'''

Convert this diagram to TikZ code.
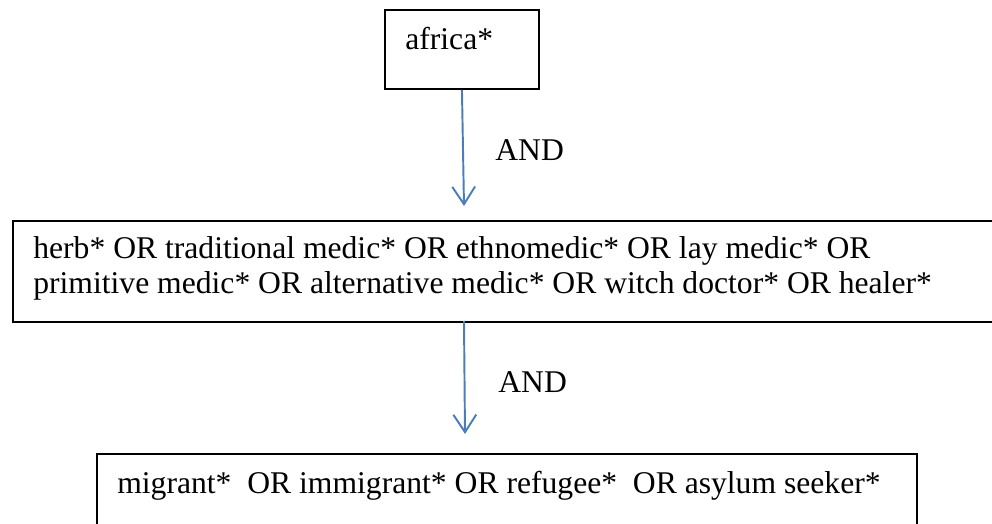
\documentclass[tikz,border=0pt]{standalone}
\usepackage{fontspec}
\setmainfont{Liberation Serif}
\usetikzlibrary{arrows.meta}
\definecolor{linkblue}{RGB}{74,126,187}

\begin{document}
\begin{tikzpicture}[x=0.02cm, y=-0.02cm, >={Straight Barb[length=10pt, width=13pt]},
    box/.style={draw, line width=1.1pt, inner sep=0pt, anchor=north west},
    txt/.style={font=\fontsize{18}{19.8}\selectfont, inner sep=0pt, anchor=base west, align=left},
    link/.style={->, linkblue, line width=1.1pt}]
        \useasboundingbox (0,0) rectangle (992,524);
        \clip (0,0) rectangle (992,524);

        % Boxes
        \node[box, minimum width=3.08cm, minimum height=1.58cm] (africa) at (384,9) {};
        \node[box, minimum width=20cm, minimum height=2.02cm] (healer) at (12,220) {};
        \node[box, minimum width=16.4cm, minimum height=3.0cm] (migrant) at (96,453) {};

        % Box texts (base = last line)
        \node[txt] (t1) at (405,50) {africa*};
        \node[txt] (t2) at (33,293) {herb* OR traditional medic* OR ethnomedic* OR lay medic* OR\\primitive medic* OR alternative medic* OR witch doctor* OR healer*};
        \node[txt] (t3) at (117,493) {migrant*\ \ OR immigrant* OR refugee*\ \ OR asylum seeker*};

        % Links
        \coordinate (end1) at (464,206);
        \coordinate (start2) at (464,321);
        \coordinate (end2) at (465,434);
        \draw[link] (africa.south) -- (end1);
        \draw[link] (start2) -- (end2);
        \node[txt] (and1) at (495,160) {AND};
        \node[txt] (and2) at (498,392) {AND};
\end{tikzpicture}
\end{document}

'''

--- Task to carry out ---
Return each line of the data, keeping its wording exact and omitting pictures.

--- Response to this exercise ---
Convert this diagram to TikZ code.
\documentclass[tikz,border=0pt]{standalone}
\usepackage{fontspec}
\setmainfont{Liberation Serif}
\usetikzlibrary{arrows.meta}
\definecolor{linkblue}{RGB}{74,126,187}

\begin{document}
\begin{tikzpicture}[x=0.02cm, y=-0.02cm, >={Straight Barb[length=10pt, width=13pt]},
    box/.style={draw, line width=1.1pt, inner sep=0pt, anchor=north west},
    txt/.style={font=\fontsize{18}{19.8}\selectfont, inner sep=0pt, anchor=base west, align=left},
    link/.style={->, linkblue, line width=1.1pt}]
        \useasboundingbox (0,0) rectangle (992,524);
        \clip (0,0) rectangle (992,524);

        % Boxes
        \node[box, minimum width=3.08cm, minimum height=1.58cm] (africa) at (384,9) {};
        \node[box, minimum width=20cm, minimum height=2.02cm] (healer) at (12,220) {};
        \node[box, minimum width=16.4cm, minimum height=3.0cm] (migrant) at (96,453) {};

        % Box texts (base = last line)
        \node[txt] (t1) at (405,50) {africa*};
        \node[txt] (t2) at (33,293) {herb* OR traditional medic* OR ethnomedic* OR lay medic* OR\\primitive medic* OR alternative medic* OR witch doctor* OR healer*};
        \node[txt] (t3) at (117,493) {migrant*\ \ OR immigrant* OR refugee*\ \ OR asylum seeker*};

        % Links
        \coordinate (end1) at (464,206);
        \coordinate (start2) at (464,321);
        \coordinate (end2) at (465,434);
        \draw[link] (africa.south) -- (end1);
        \draw[link] (start2) -- (end2);
        \node[txt] (and1) at (495,160) {AND};
        \node[txt] (and2) at (498,392) {AND};
\end{tikzpicture}
\end{document}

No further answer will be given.